> **Directive**: Copy out the lines that have "matplotlib" in them.

> **Raw data**:
▶

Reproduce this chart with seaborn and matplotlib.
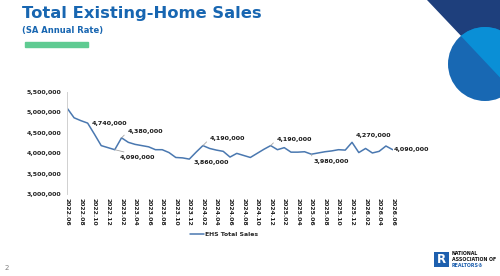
import matplotlib
matplotlib.use("Agg")
import matplotlib.pyplot as plt
import matplotlib.patches as mpatches
import seaborn as sns
import pandas as pd
import numpy as np

# ---------------- data ----------------
months = [
    "2022.06", "2022.07", "2022.08", "2022.09", "2022.10", "2022.11", "2022.12",
    "2023.01", "2023.02", "2023.03", "2023.04", "2023.05", "2023.06", "2023.07",
    "2023.08", "2023.09", "2023.10", "2023.11", "2023.12", "2024.01", "2024.02",
    "2024.03", "2024.04", "2024.05", "2024.06", "2024.07", "2024.08", "2024.09",
    "2024.10", "2024.11", "2024.12", "2025.01", "2025.02", "2025.03", "2025.04",
    "2025.05", "2025.06", "2025.07", "2025.08", "2025.09", "2025.10", "2025.11",
    "2025.12", "2026.01", "2026.02", "2026.03", "2026.04", "2026.05", "2026.06",
]
sales = [
    5100000, 4870000, 4800000, 4740000, 4470000, 4190000, 4140000,
    4090000, 4380000, 4270000, 4220000, 4190000, 4160000, 4090000,
    4090000, 4020000, 3900000, 3890000, 3860000, 4030000, 4190000,
    4120000, 4080000, 4050000, 3910000, 4000000, 3950000, 3900000,
    4000000, 4100000, 4190000, 4090000, 4140000, 4030000, 4030000,
    4040000, 3980000, 4010000, 4040000, 4060000, 4090000, 4080000,
    4270000, 4020000, 4120000, 4010000, 4050000, 4180000, 4090000,
]
tick_labels = months[::2]
series_name = "EHS Total Sales"
# labelled points: (month, value)
labelled = [
    ("2022.09", 4740000), ("2023.02", 4380000), ("2023.01", 4090000),
    ("2023.12", 3860000), ("2024.02", 4190000), ("2024.12", 4190000),
    ("2025.06", 3980000), ("2025.12", 4270000), ("2026.06", 4090000),
]
y_ticks = [3000000, 3500000, 4000000, 4500000, 5000000, 5500000]

# ---------------- style ----------------
sns.set_style("white")
plt.rcParams["font.family"] = ["DejaVu Sans"]

W, H = 500, 276
fig = plt.figure(figsize=(W / 100, H / 100), dpi=100)
fig.patch.set_facecolor("white")

def fx(x):
    return x / W

def fy(y):
    return 1 - y / H

ax_l, ax_r, ax_t, ax_b = 67.3, 392.7, 92.0, 194.3
ax = fig.add_axes([fx(ax_l), fy(ax_b), fx(ax_r) - fx(ax_l), fy(ax_t) - fy(ax_b)])
ax.set_facecolor("none")

df = pd.DataFrame({"idx": np.arange(len(months)), "month": months, "sales": sales})
LINE = "#4a78b0"
sns.lineplot(data=df, x="idx", y="sales", ax=ax, color=LINE, linewidth=1.1,
             label=series_name, legend=False)

ax.set_xlim(0, len(months) - 1)
ax.set_ylim(3000000, 5500000)
ax.set_yticks(y_ticks)
ax.set_yticklabels([f"{v:,.0f}" for v in y_ticks], fontsize=4.5, fontweight="bold",
                   color="#222222")
tick_pos = [months.index(m) for m in tick_labels]
ax.set_xticks(tick_pos)
ax.set_xticklabels(tick_labels, rotation=270, fontsize=4.4, fontweight="bold",
                   color="#222222", ha="center", va="top")
ax.tick_params(axis="y", length=2.5, width=0.6, color="#cfcfcf", pad=2)
ax.tick_params(axis="x", length=0, pad=3)
ax.set_xlabel("")
ax.set_ylabel("")
for s in ["top", "right", "bottom"]:
    ax.spines[s].set_visible(False)
ax.spines["left"].set_color("#d0d0d0")
ax.spines["left"].set_linewidth(0.7)
ax.grid(False)

# ---------------- data labels ----------------
offsets = {
    "2022.09": ((4, 0), "left", "center", None),
    "2023.02": ((6, 6), "left", "center", (0, 0.5)),
    "2023.01": ((5, -8), "left", "center", (0.5, 1.0)),
    "2023.12": ((4, -3), "left", "center", None),
    "2024.02": ((7, 7), "left", "center", (0, 0.5)),
    "2024.12": ((6, 6), "left", "center", (0, 0.5)),
    "2025.06": ((2, -7.5), "left", "center", (0, 0.6)),
    "2025.12": ((4, 7), "left", "center", None),
    "2026.06": ((1, 0), "left", "center", None),
}
for m, v in labelled:
    (dx, dy), ha, va, rel = offsets[m]
    kw = {}
    if rel is not None:
        kw["arrowprops"] = dict(arrowstyle="-", color="#a6a6a6", lw=0.6,
                                shrinkA=0, shrinkB=0, relpos=rel)
    ax.annotate(f"{v:,.0f}", xy=(months.index(m), v), xytext=(dx, dy),
                textcoords="offset pixels", ha=ha, va=va, fontsize=4.6,
                fontweight="bold", color="#1a1a1a", annotation_clip=False, **kw)

# ---------------- legend ----------------
leg = ax.legend(handles=[plt.Line2D([0], [0], color=LINE, lw=1.1)], labels=[series_name],
                loc="center", bbox_to_anchor=(fx(224), fy(234.5)),
                bbox_transform=fig.transFigure, frameon=False,
                prop={"size": 4.4, "weight": "bold"}, handlelength=2.2,
                handletextpad=0.2, borderpad=0)

# ---------------- title block ----------------
fig.text(fx(22), fy(13.5), "Total Existing-Home Sales", fontsize=11.8,
         fontweight="bold", color="#1866b1", ha="left", va="center")
fig.text(fx(22), fy(30.5), "(SA Annual Rate)", fontsize=6.0, fontweight="bold",
         color="#1866b1", ha="left", va="center")
fig.patches.append(mpatches.Rectangle((fx(25), fy(47.3)), fx(63), 5 / H,
                                      transform=fig.transFigure, color="#5fcb92",
                                      zorder=1))

# ---------------- decoration (top right) ----------------
T = fig.dpi_scale_trans
def p(x, y):
    return (x / 100, (H - y) / 100)

tri_pts = [p(427, 0), p(500, 0), p(500, 77)]
tri = mpatches.Polygon(tri_pts, closed=True, transform=T, facecolor="#1e3f7c",
                       edgecolor="none", zorder=2)
fig.patches.append(tri)
circ = mpatches.Circle(p(485, 64), 0.37, transform=T, facecolor="#1868b3",
                       edgecolor="none", zorder=3)
fig.patches.append(circ)
light_region = mpatches.Polygon([p(427, 0), p(540, 0), p(540, 120)], closed=True,
                                transform=T, facecolor="#0a8fd6", edgecolor="none",
                                zorder=4)
fig.patches.append(light_region)
light_region.set_clip_path(circ)

# ---------------- NAR logo ----------------
fig.patches.append(mpatches.Rectangle(p(434, 267), 0.15, 0.15, transform=T,
                                      facecolor="#1d5fae", edgecolor="none", zorder=2))
fig.text(fx(441.5), fy(259.5), "R", fontsize=8.5, fontweight="bold", color="white",
         ha="center", va="center")
fig.text(fx(452), fy(253.8), "NATIONAL", fontsize=3.4, fontweight="bold",
         color="#111111", ha="left", va="center")
fig.text(fx(452), fy(259.5), "ASSOCIATION OF", fontsize=3.4, fontweight="bold",
         color="#111111", ha="left", va="center")
fig.text(fx(452), fy(265.2), "REALTORS®", fontsize=3.4, fontweight="bold",
         color="#1d5fae", ha="left", va="center")

# page number
fig.text(fx(7), fy(268), "2", fontsize=5, color="#7f7f7f", ha="center", va="center")

fig.savefig("out.png", dpi=100, facecolor="white")
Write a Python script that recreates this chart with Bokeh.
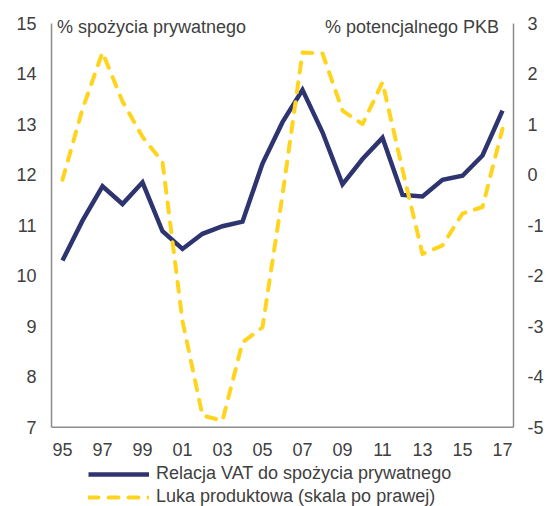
from bokeh.plotting import figure
from bokeh.models import Range1d, LinearAxis, FixedTicker, Legend, LegendItem, Label, Span
from bokeh.core.properties import value
from bokeh.embed import file_html
from bokeh.resources import INLINE

years = [1995, 1996, 1997, 1998, 1999, 2000, 2001, 2002, 2003, 2004, 2005, 2006,
         2007, 2008, 2009, 2010, 2011, 2012, 2013, 2014, 2015, 2016, 2017]
vat = [10.30, 11.09, 11.77, 11.42, 11.85, 10.88, 10.53, 10.83, 10.98, 11.07, 12.22, 13.04,
       13.68, 12.84, 11.81, 12.31, 12.73, 11.60, 11.57, 11.90, 11.98, 12.38, 13.27]
gap = [-0.10, 1.30, 2.42, 1.45, 0.75, 0.25, -2.90, -4.77, -4.87, -3.32, -3.02, -0.40,
       2.42, 2.40, 1.27, 1.00, 1.83, 0.10, -1.57, -1.40, -0.77, -0.64, 0.91]

tick_years = [1995, 1997, 1999, 2001, 2003, 2005, 2007, 2009, 2011, 2013, 2015, 2017]
tick_labels = ["95", "97", "99", "01", "03", "05", "07", "09", "11", "13", "15", "17"]
left_ticks = [7, 8, 9, 10, 11, 12, 13, 14, 15]
right_ticks = [-5, -4, -3, -2, -1, 0, 1, 2, 3]

left_title = "% spożycia prywatnego"
right_title = "% potencjalnego PKB"
series_names = ["Relacja VAT do spożycia prywatnego", "Luka produktowa (skala po prawej)"]

FONT = "Liberation Sans"
TXT = "#404040"
AX = "#8c8c8c"
NAVY = "#2E3470"
YELLOW = "#FFD41F"

# frame spans the whole figure height; axis lines limited with bounds
p = figure(width=547, height=506, output_backend="svg", toolbar_location=None,
           x_range=Range1d(1994.45, 2017.55), y_range=Range1d(5.4297, 15.4495),
           min_border_left=51, min_border_right=34, min_border_top=0, min_border_bottom=0)
p.extra_y_ranges = {"gap": Range1d(-6.5703, 3.4495)}
p.grid.visible = False
p.outline_line_color = None
p.background_fill_color = "white"
p.border_fill_color = "white"
p.xaxis.visible = False

r1 = p.line(years, vat, line_color=NAVY, line_width=4.5, line_join="miter")
r2 = p.line(years, gap, y_range_name="gap", line_color=YELLOW, line_width=4,
            line_dash="10 10", line_cap="round", line_join="round")

def style(ax, standoff):
    ax.axis_line_color = AX
    ax.axis_line_width = 1.5
    ax.major_tick_out = 0
    ax.major_tick_in = 0
    ax.minor_tick_out = 0
    ax.minor_tick_in = 0
    ax.major_label_text_font = FONT
    ax.major_label_text_font_size = "18px"
    ax.major_label_text_color = TXT
    ax.major_label_standoff = standoff

ya = p.yaxis[0]
ya.ticker = FixedTicker(ticks=left_ticks)
ya.bounds = (left_ticks[0], left_ticks[-1])
style(ya, 15)

ra = LinearAxis(y_range_name="gap", ticker=FixedTicker(ticks=right_ticks),
                bounds=(right_ticks[0], right_ticks[-1]))
ra.major_label_overrides = {v: str(v) for v in right_ticks}
style(ra, 14)
p.add_layout(ra, "right")

# x axis line at the bottom of the left scale, and its tick labels
p.add_layout(Span(location=left_ticks[0], dimension="width", line_color=AX, line_width=1.5))
p.text(x=tick_years, y=6.552, text=tick_labels, text_font=value(FONT), text_font_size="18px",
       text_color=TXT, text_align="center", text_baseline="middle")

p.add_layout(Label(x=1994.72, y=14.92, text=left_title, text_font=FONT, text_font_size="18px",
                   text_color=TXT, text_align="left", text_baseline="alphabetic"))
p.add_layout(Label(x=2016.83, y=14.92, text=right_title, text_font=FONT, text_font_size="18px",
                   text_color=TXT, text_align="right", text_baseline="alphabetic"))

legend = Legend(items=[LegendItem(label=series_names[0], renderers=[r1]),
                       LegendItem(label=series_names[1], renderers=[r2])],
                location=(37, -1), orientation="vertical",
                border_line_color=None, background_fill_alpha=0,
                padding=0, margin=0, spacing=2, glyph_width=61, glyph_height=20,
                label_height=20, label_standoff=7,
                label_text_font=FONT, label_text_font_size="18px", label_text_color=TXT)
p.add_layout(legend)

open("out.html", "w").write(file_html(p, INLINE))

◀

> **Correct output**:
Reproduce this chart with seaborn and matplotlib.
import matplotlib
matplotlib.use("Agg")
import matplotlib.pyplot as plt
import matplotlib.patches as mpatches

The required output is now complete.